Con el tiempo se ha desfigurado este sentido pues hoy muchos consideran al hombre como autor exclusivo, centro y fin de toda la vida económica y social. No obstante, cuando en el ser humano se daña la capacidad de contemplar y de respetar, se crean las condiciones para que el sentido del trabajo se desfigure. El ser humano es capaz de ser por sí mismo agente responsable de su mejora material, de su progreso moral y de su desarrollo espiritual, por ello el trabajo debería ser el ámbito de este múltiple desarrollo personal, donde se ponen en juego muchas dimensiones de la vida: la creatividad, la proyección del futuro, el desarrollo de capacidades, el ejercicio de los valores, la comunicación con los demás, una actitud de adoración. Por eso, en la actual realidad social mundial, más allá de los intereses limitados de las empresas y de una cuestionable racionalidad económica, es necesario que se siga buscando como prioridad el objetivo del acceso al trabajo por parte de todos.
No debe buscarse que el progreso tecnológico reemplace cada vez más el trabajo humano, con lo cual la humanidad se dañaría a sí misma. El trabajo es una necesidad, parte del sentido de la vida en esta tierra, camino de maduración, de desarrollo humano y de realización personal. En este sentido, ayudar a los pobres con dinero debe ser siempre una solución provisoria para resolver urgencias. El gran objetivo debería ser siempre permitirles una vida digna a través del trabajo. Pero la orientación de la economía ha propiciado un tipo de avance tecnológico para reducir costos de producción en razón de la disminución de los puestos de trabajo, que se reemplazan por máquinas y de ese modo la acción del ser humano puede volverse en contra de él mismo. La disminución de los puestos de trabajo «tiene también un impacto negativo en el plano económico por el progresivo desgaste del capital social, es decir, del conjunto de relaciones de confianza, fiabilidad, y respeto de las normas, que son indispensables en toda convivencia civil. En definitiva, los costes humanos son siempre también costes económicos y las disfunciones económicas comportan igualmente costes humanos. Dejar de invertir en las personas para obtener un mayor rédito inmediato es muy mal negocio para la sociedad.

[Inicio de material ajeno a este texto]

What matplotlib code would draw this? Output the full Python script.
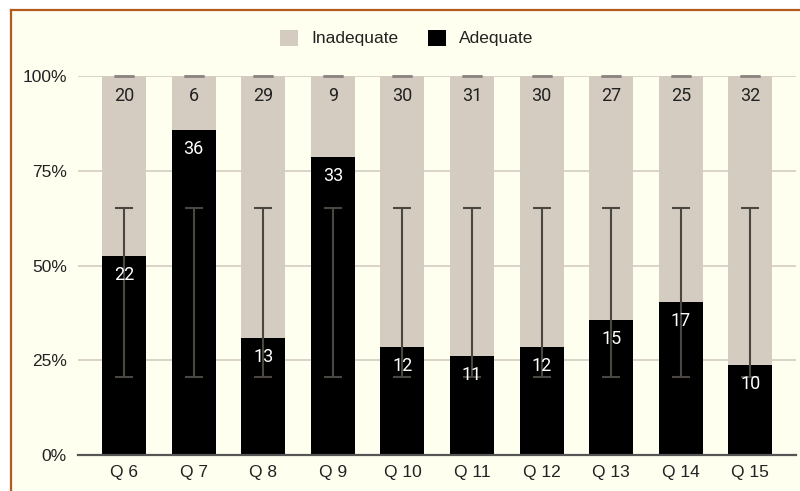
import matplotlib
matplotlib.use("Agg")
import matplotlib.pyplot as plt
from matplotlib.patches import Patch, Rectangle
from matplotlib.lines import Line2D
import numpy as np

categories = ["Q 6", "Q 7", "Q 8", "Q 9", "Q 10", "Q 11", "Q 12", "Q 13", "Q 14", "Q 15"]
adequate = [22, 36, 13, 33, 12, 11, 12, 15, 17, 10]
inadequate = [20, 6, 29, 9, 30, 31, 30, 27, 25, 32]
err_low = [20.7] * 10   # percent
err_high = [65.2] * 10  # percent
yticks = [0, 25, 50, 75, 100]
ytick_labels = ["0%", "25%", "50%", "75%", "100%"]

C_ADEQ = "#000000"
C_INAD = "#d5ccc1"
C_BG = "#fffff0"
C_BORDER = "#b35a1f"
C_ERR = "#4a4642"

W, H = 800, 491
fig = plt.figure(figsize=(W / 100, H / 100), dpi=100, facecolor="white")
fig.patches.append(Rectangle((11 / W, 0), 1, 1 - 10 / H, transform=fig.transFigure,
                             facecolor=C_BG, edgecolor="none", zorder=-5))
fig.lines.append(Line2D([11 / W, 1], [1 - 10 / H, 1 - 10 / H], transform=fig.transFigure,
                        color=C_BORDER, lw=1.6, zorder=-4))
fig.lines.append(Line2D([11 / W, 11 / W], [0, 1 - 10 / H], transform=fig.transFigure,
                        color=C_BORDER, lw=1.6, zorder=-4))

ax = fig.add_axes([78 / W, 36 / H, (796 - 78) / W, (455 - 76) / H])
ax.set_facecolor("none")

x = np.arange(len(categories))
tot = np.array(adequate) + np.array(inadequate)
pa = np.array(adequate) / tot * 100
pi = np.array(inadequate) / tot * 100
bw = 0.632

ax.bar(x, pa, width=bw, color=C_ADEQ, zorder=2)
ax.bar(x, pi, width=bw, bottom=pa, color=C_INAD, zorder=2)

lo = np.array(err_low)
hi = np.array(err_high)
mid = (lo + hi) / 2
ax.errorbar(x, mid, yerr=(hi - lo) / 2, fmt="none", ecolor=C_ERR, elinewidth=1.5,
            capsize=6.8, capthick=1.5, zorder=3)
ax.errorbar(x, np.full(len(x), 100.0), yerr=0, fmt="none", ecolor="#8a8580",
            elinewidth=1.5, capsize=7.2, capthick=1.8, zorder=3, clip_on=False)

for i in range(len(x)):
    ax.text(x[i], pa[i] - 5.0, str(adequate[i]), ha="center", va="center",
            color="white", fontsize=13, family="Roboto", zorder=4)
    ax.text(x[i], 100 - 5.2, str(inadequate[i]), ha="center", va="center",
            color="#222222", fontsize=13, family="Roboto", zorder=4)

ax.set_xlim(-0.661, 9.655)
ax.set_ylim(0, 100)
ax.set_yticks(yticks)
ax.set_yticklabels(ytick_labels)
ax.set_xticks(x)
ax.set_xticklabels(categories)
for s in ["top", "right", "left"]:
    ax.spines[s].set_visible(False)
ax.spines["bottom"].set_color("#555555")
ax.spines["bottom"].set_linewidth(1.6)
ax.spines["bottom"].set_zorder(5)
ax.tick_params(axis="both", length=0, labelsize=12.5, labelcolor="#222222")
ax.tick_params(axis="y", pad=8)
ax.tick_params(axis="x", pad=7)
for lab in ax.get_xticklabels() + ax.get_yticklabels():
    lab.set_family("Liberation Sans")
for yv in yticks[1:]:
    ax.axhline(yv, color="#d8d0c5", lw=1.3, zorder=1)

handles = [Patch(facecolor=C_INAD, edgecolor="none", label="Inadequate"),
           Patch(facecolor=C_ADEQ, edgecolor="none", label="Adequate")]
fig.legend(handles=handles, loc="center", bbox_to_anchor=(0.508, 1 - 38 / H), ncol=2,
           frameon=False, prop={"family": "Liberation Sans", "size": 12.5},
           handlelength=1.05, handleheight=1.05, handletextpad=0.75, columnspacing=1.7,
           labelcolor="#222222")

fig.savefig("out.png", dpi=100, facecolor="white")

Para que siga siendo posible dar empleo, es imperioso promover una economía que favorezca la diversidad productiva y la creatividad empresarial. Por ejemplo, hay una gran variedad de sistemas alimentarios campesinos y de pequeña escala que sigue alimentando a la mayor parte de la población mundial, utilizando una baja proporción del territorio y del agua, y produciendo menos residuos, sea en pequeñas parcelas agrícolas, huertas, caza y recolección silvestre o pesca artesanal. Las economías de escala, especialmente en el sector agrícola, terminan forzando a los pequeños agricultores a vender sus tierras o a abandonar sus cultivos tradicionales. Los intentos de algunos de ellos por avanzar en otras formas de producción más diversificadas terminan siendo inútiles por la dificultad de conectarse con los mercados regionales y globales o porque la infraestructura de venta y de transporte está al servicio de las grandes empresas. Las autoridades tienen el derecho y la responsabilidad de tomar medidas de claro y firme apoyo a los pequeños productores y a la variedad productiva.

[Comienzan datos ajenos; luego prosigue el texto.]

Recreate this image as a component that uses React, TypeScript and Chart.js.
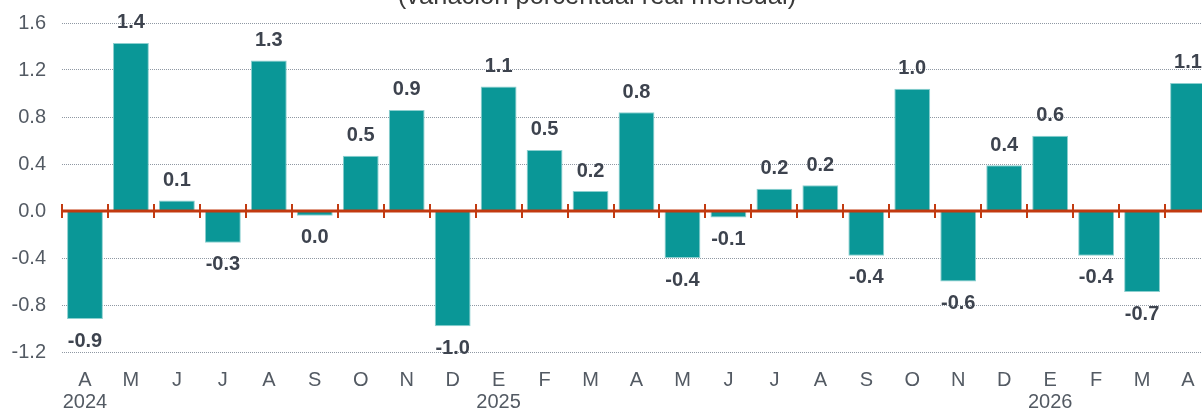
import React, { useEffect, useRef } from "react";
import { Chart, registerables } from "chart.js";

Chart.register(...registerables);

const months = ["A", "M", "J", "J", "A", "S", "O", "N", "D", "E", "F", "M", "A", "M", "J", "J", "A", "S", "O", "N", "D", "E", "F", "M", "A"];
const years = ["2024", "", "", "", "", "", "", "", "", "2025", "", "", "", "", "", "", "", "", "", "", "", "2026", "", "", ""];
const values = [-0.92, 1.43, 0.09, -0.27, 1.28, -0.04, 0.47, 0.86, -0.98, 1.06, 0.52, 0.17, 0.84, -0.4, -0.055, 0.19, 0.22, -0.38, 1.04, -0.6, 0.39, 0.64, -0.38, -0.69, 1.09];
const yMin = -1.2;
const yMax = 1.6;
const yStep = 0.4;
const title = "(variación porcentual real mensual)";

const CANVAS_W = 1211;
const CANVAS_H = 420;
const AREA_BOTTOM = 352;
const TOP_PAD = 23;
const AXIS_W = 62;

const FONT = "'Liberation Sans', Arial, sans-serif";
const TEXT = "#535a63";
const LABEL = "#3d434e";
const BAR = "#0a9797";
const RED = "#c23a10";

const fmt = (v: number) => {
  const s = v.toFixed(1);
  return s === "-0.0" ? "0.0" : s;
};

const titlePlugin = {
  id: "topTitle",
  afterDraw(chart: any) {
    const ctx = chart.ctx;
    ctx.save();
    ctx.font = `25.5px ${FONT}`;
    ctx.fillStyle = "#3a3a3a";
    ctx.textAlign = "center";
    ctx.textBaseline = "alphabetic";
    ctx.fillText(title, 597, 4);
    ctx.restore();
  },
};

const zeroLinePlugin = {
  id: "zeroLine",
  afterDatasetsDraw(chart: any) {
    const ctx = chart.ctx;
    const xs = chart.scales.x;
    const ys = chart.scales.y;
    const y0 = ys.getPixelForValue(0);
    const w = xs.getPixelForValue(1) - xs.getPixelForValue(0);
    ctx.save();
    ctx.strokeStyle = RED;
    ctx.lineWidth = 3;
    ctx.beginPath();
    ctx.moveTo(chart.chartArea.left, y0);
    ctx.lineTo(chart.chartArea.right, y0);
    ctx.stroke();
    ctx.lineWidth = 2;
    for (let i = 0; i <= months.length; i++) {
      const bx = Math.round(xs.getPixelForValue(0) - w / 2 + i * w);
      ctx.beginPath();
      ctx.moveTo(bx, y0 - 7);
      ctx.lineTo(bx, y0 + 7);
      ctx.stroke();
    }
    ctx.restore();
  },
};

const dataLabelPlugin = {
  id: "dataLabels",
  afterDatasetsDraw(chart: any) {
    const ctx = chart.ctx;
    const meta = chart.getDatasetMeta(0);
    ctx.save();
    ctx.font = `bold 20px ${FONT}`;
    ctx.fillStyle = LABEL;
    ctx.textAlign = "center";
    ctx.textBaseline = "middle";
    meta.data.forEach((el: any, i: number) => {
      const v = values[i];
      const y = v >= 0 ? el.y - 20 : el.y + 22;
      ctx.fillText(fmt(v), el.x, y);
    });
    ctx.restore();
  },
};

export default function App() {
  const ref = useRef<HTMLCanvasElement | null>(null);

  useEffect(() => {
    if (!ref.current) return;
    const labels = months.map((m, i) => (years[i] ? [m, years[i]] : m));
    const chart = new Chart(ref.current, {
      type: "bar",
      data: {
        labels,
        datasets: [
          {
            data: values,
            backgroundColor: BAR,
            borderColor: "#8ccfcf",
            borderWidth: 1,
            barPercentage: 0.78,
            categoryPercentage: 1,
          },
        ],
      },
      options: {
        responsive: false,
        animation: false,
        devicePixelRatio: 1,
        layout: { padding: { top: TOP_PAD, left: 0, right: 0, bottom: 0 } },
        plugins: {
          legend: { display: false },
          tooltip: { enabled: false },
          title: { display: false },
        },
        scales: {
          x: {
            grid: { display: false },
            border: { display: false },
            ticks: {
              autoSkip: false,
              maxRotation: 0,
              minRotation: 0,
              padding: 9,
              color: TEXT,
              font: { family: FONT, size: 20, lineHeight: 1.1 },
            },
            afterFit(scale: any) {
              scale.height = CANVAS_H - AREA_BOTTOM;
              scale.paddingLeft = 0;
              scale.paddingRight = 0;
            },
          },
          y: {
            min: yMin,
            max: yMax,
            grid: { color: "#8f98a3", lineWidth: 1, drawTicks: false },
            border: { display: false, dash: [1, 1] },
            ticks: {
              stepSize: yStep,
              padding: 16,
              color: TEXT,
              font: { family: FONT, size: 20 },
              callback: (v: any) => fmt(Number(v)),
            },
            afterFit(scale: any) {
              scale.width = AXIS_W;
              scale.paddingTop = 0;
              scale.paddingBottom = 0;
            },
          },
        },
      },
      plugins: [zeroLinePlugin, dataLabelPlugin, titlePlugin],
    });
    return () => chart.destroy();
  }, []);

  return (
    <div
      style={{
        position: "fixed",
        left: 0,
        top: 0,
        width: 1202,
        height: 409,
        overflow: "hidden",
        background: "#ffffff",
      }}
    >
      <canvas ref={ref} width={CANVAS_W} height={CANVAS_H} style={{ display: "block", width: CANVAS_W, height: CANVAS_H }} />
    </div>
  );
}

Para que haya una libertad económica de la que todos efectivamente se beneficien, a veces puede ser necesario poner límites a quienes tienen mayores recursos y poder financiero. Una libertad económica sólo declamada, pero donde las condiciones reales impiden que muchos puedan acceder realmente a ella, y donde se deteriora el acceso al trabajo, se convierte en un discurso contradictorio que deshonra a la política. La actividad empresarial, que es una noble vocación orientada a producir riqueza y a mejorar el mundo para todos, puede ser una manera muy fecunda de promover la región donde instalan sus empresas, sobre todo si entiende que la creación de puestos de trabajo es parte ineludible de su servicio al bien común.